Yesterday afternoon I bought Andrew Weir's Project Hail Mary which this evening I have finished. I didn't buy it last year; I had the suspicion I could get a used copy soon-enough. Last weekend was soon enough, $10 hardcover.
I don't like this book enough to avoid spoilers, but I like you dear reader enough to forewarn you that spoilers be forthcoming. Also I am sequestering the Kulturkrapf upon which other reviewers have insisted.
Weir for this book takes themes from Asimov's B tier of novels, of which I caught The Gods Themselves (language translation, alien genitalia, a new energy-source for good or for ill) and The Stars, Like Dust (dying suns, forced amnesia). In their spirit, I guess, Weir's science depends on some conceits as are likely unlikely, like a star-eating chemical organism that absorbs... neutrinos. But if you're watching any "kino" with faster-than-light travel or alt-universes then you don't get to complain.

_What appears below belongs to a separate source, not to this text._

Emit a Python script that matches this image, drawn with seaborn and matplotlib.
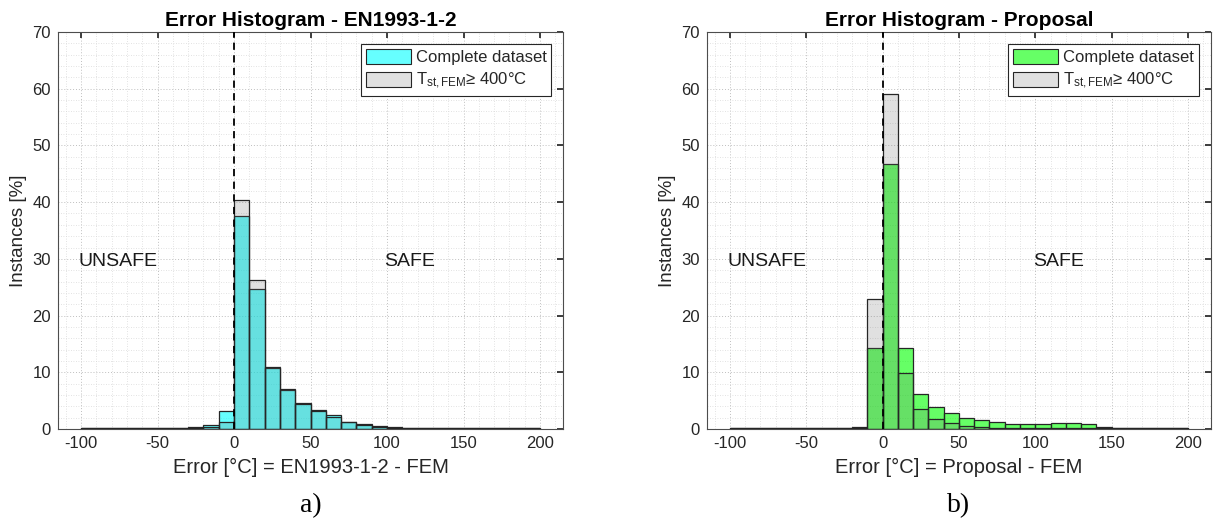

More unfortunate is that 40 / ο2 Eridani (A) seems not to own the advertised planet. This prospective superearth was un-found during the runup to publication, which is how come the Wikipedia page looks messy right now [UPDATE 2/20/23: and how]. It was always unlikely given 40 Eridani A shares its space with a binary of smaller stars revolving a common barycentre; one of them is white-dwarf so has blown up and imploded already. Thus, you'd think, nuking A's planets. Thus, before any of this even formed, making a hash of A's disc.

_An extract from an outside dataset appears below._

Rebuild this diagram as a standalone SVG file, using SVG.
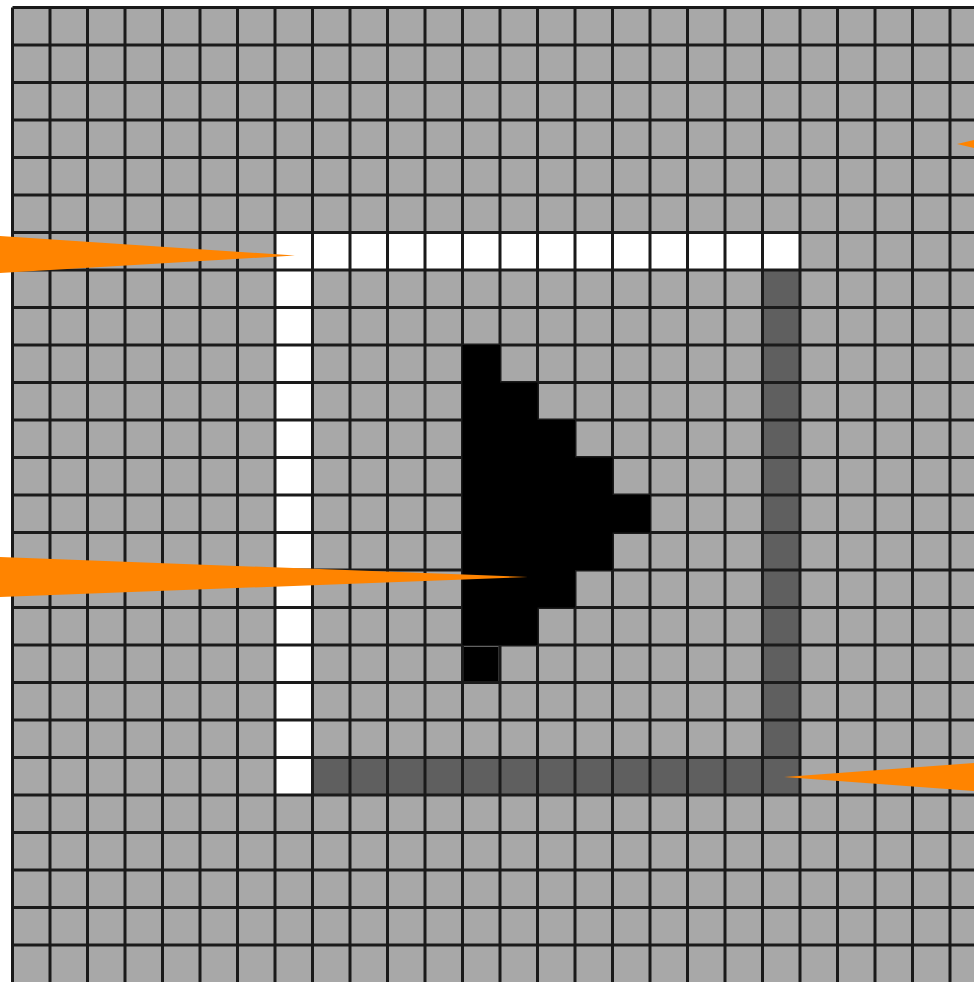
<svg xmlns="http://www.w3.org/2000/svg" width="974" height="982" viewBox="0 0 974 982">
<defs>
<style>
.gridline{stroke:#1a1a1a;stroke-width:3;fill:none}
.white{fill:#ffffff}
.dark{fill:#5f5f5f}
.black{fill:#000000}
.arrow{fill:#ff8400}
</style>
</defs>
<rect x="0" y="0" width="974" height="982" fill="#ffffff"/>
<g id="background">
<rect x="12.5" y="7.5" width="962" height="975" fill="#a8a8a8"/>
</g>
<g id="frame">
<rect class="white" x="275" y="232.5" width="525" height="37.5"/>
<rect class="white" x="275" y="232.5" width="37.5" height="562.5"/>
<rect class="dark" x="762.5" y="270" width="37.5" height="525"/>
<rect class="dark" x="312.5" y="757.5" width="487.5" height="37.5"/>
</g>
<g id="grid">
<path class="gridline" d="M12.5,7.5V982 M50,7.5V982 M87.5,7.5V982 M125,7.5V982 M162.5,7.5V982 M200,7.5V982 M237.5,7.5V982 M275,7.5V982 M312.5,7.5V982 M350,7.5V982 M387.5,7.5V982 M425,7.5V982 M462.5,7.5V982 M500,7.5V982 M537.5,7.5V982 M575,7.5V982 M612.5,7.5V982 M650,7.5V982 M687.5,7.5V982 M725,7.5V982 M762.5,7.5V982 M800,7.5V982 M837.5,7.5V982 M875,7.5V982 M912.5,7.5V982 M950,7.5V982"/>
<path class="gridline" d="M12.5,7.5H974 M12.5,45H974 M12.5,82.5H974 M12.5,120H974 M12.5,157.5H974 M12.5,195H974 M12.5,232.5H974 M12.5,270H974 M12.5,307.5H974 M12.5,345H974 M12.5,382.5H974 M12.5,420H974 M12.5,457.5H974 M12.5,495H974 M12.5,532.5H974 M12.5,570H974 M12.5,607.5H974 M12.5,645H974 M12.5,682.5H974 M12.5,720H974 M12.5,757.5H974 M12.5,795H974 M12.5,832.5H974 M12.5,870H974 M12.5,907.5H974 M12.5,945H974"/>
</g>
<g id="glyph">
<polygon class="black" points="462.5,345 500,345 500,382.5 537.5,382.5 537.5,420 575,420 575,457.5 612.5,457.5 612.5,495 650,495 650,532.5 612.5,532.5 612.5,570 575,570 575,607.5 537.5,607.5 537.5,645 462.5,645"/>
<rect class="black" x="464" y="647" width="34.5" height="34"/>
</g>
<g id="connectors">
<polygon class="arrow" points="0,236 295,255.5 0,273"/>
<polygon class="arrow" points="0,557 528,577 0,597"/>
<polygon class="arrow" points="974,763 784,777 974,791"/>
<polygon class="arrow" points="974,140 957,144 974,148"/>
</g>
</svg>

As for novel quality: it's just The Martian In Space. ο2 was likely chosen in the first place only because of Star Trek lore re: Vulcan. The book's protag is Weir's self-insert who loves science carnally, whose interpersonal relationships revolve around work - here with an alien rather than with a crew across dozens of millions of km of space. Where Weir's avatar is left to himself, he solves all problems by himself. This worked for Matt Damon in The Martian - perforce; it does not work where Damon (or Gosling I hear) is on Earth with some access to staff. Later we do learn of this character's personal flaws but not before we see how AWESOME he is, at SCIENCE. Some editor needed to stop there, flip back to the beginning, and Aristotle the sh1t out of the earlier chapters.
I am glad I did not pay full price for this.